Rachel called in some distress. I was handed the call – and was quickly made aware of the cause of her concern. She had, that morning, received a letter from the tax credit people that in error they had overpaid her these past 2 years, and could she return £4650 by Friday week.
Rachel is a single parent with a part time job but dependent on benefits to raise her 2 young children. The letter came out of the blue and needless to say, she couldn’t afford to repay any of that amount let alone all of it. “They might as well as me to fly to the moon – I’ve just as much chance “she said.
In Rachel’s case, we were able to draw her attention to the various debt solutions that may provide a solution for her – but the tax credit overpayment issue recurs all too often. Of course there must be many times that such overpayments do need to be recovered – especially where a fraudulent claim has been made. The system is open to abuse and it’s only right that such claimants are brought to task. TV’s fascination with benefit claimants seems to know no bounds at present. But then the whole benefits system is under the spotlight and it’s easy to see the appeal of the Universal Credit model with its attempt at a fairer and simpler system.
One young mother in financial difficulty told me that her payday loan problems began when her tax credit payment was delayed. It would just be 2 weeks and she could repay the loan. The 2 weeks became 4 and the debt problem began to gather pace. Emma, another casualty of a tax credit overpayment in the past, refused to claim tax credits anymore for fear they would be demanded back in the future sometime. She couldn’t live with that uncertainty. It’s a stark reminder of the huge amount of benefits that go unclaimed each year.
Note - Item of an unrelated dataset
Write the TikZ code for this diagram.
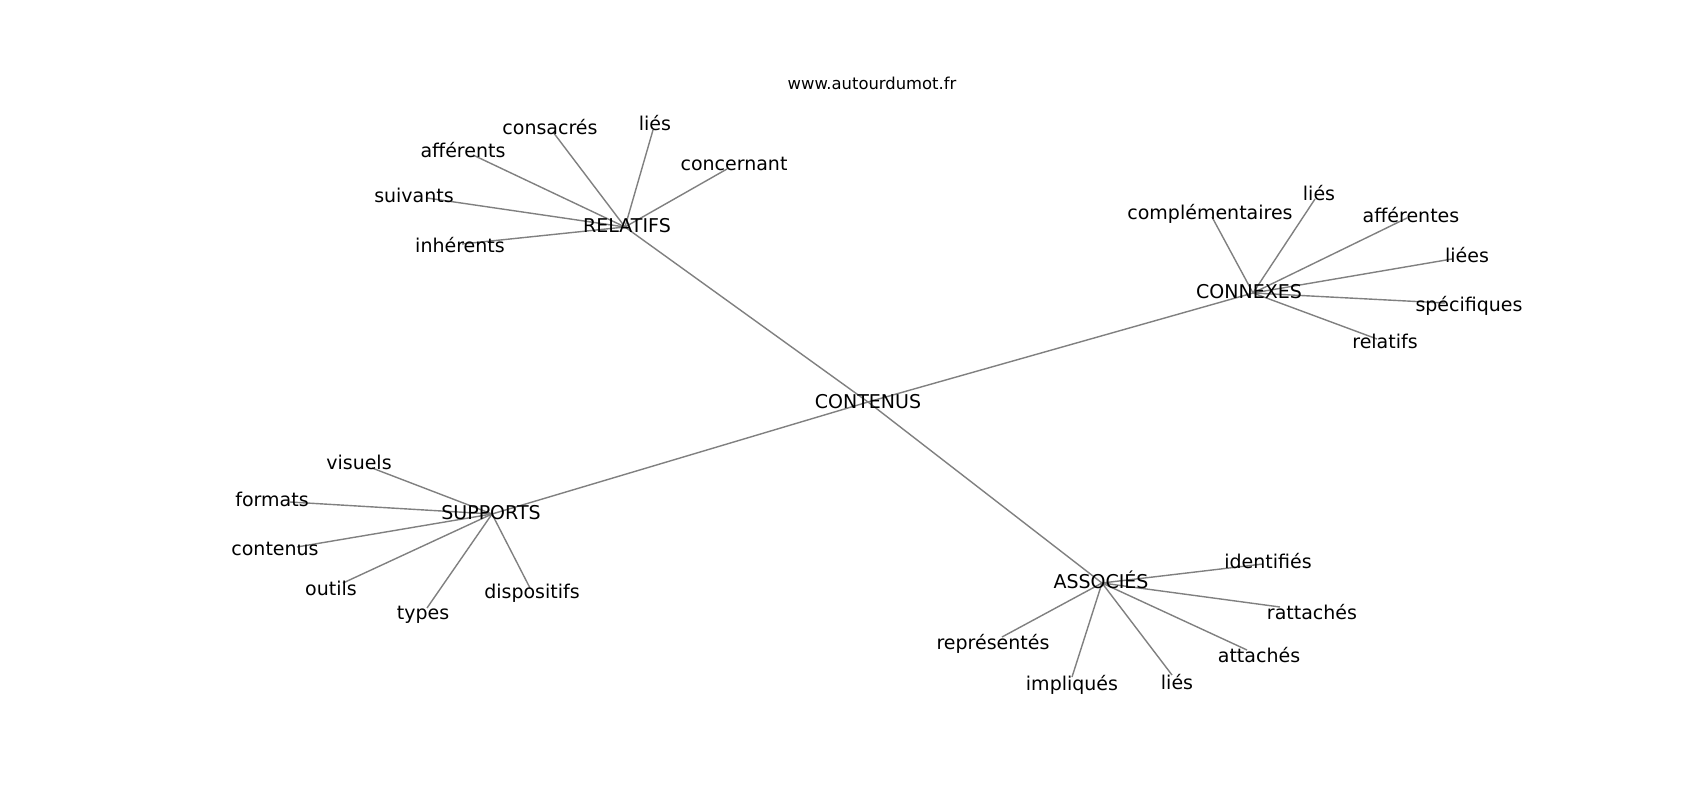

No easy answers unfortunately. No doubt HMRC do a fine job with limited resources. But there are too many stories of tax credits being either the start of a debtors problems or the final straw. The recipient of tax credits has a duty to inform any change of circumstances immediately. But the authorities have a responsibility too, to minimise the errors and prove sufficient resources to ensure the benefits system is fit for purpose.
(Rachel is a fictitious name to protect the anonymity of the subject of this article).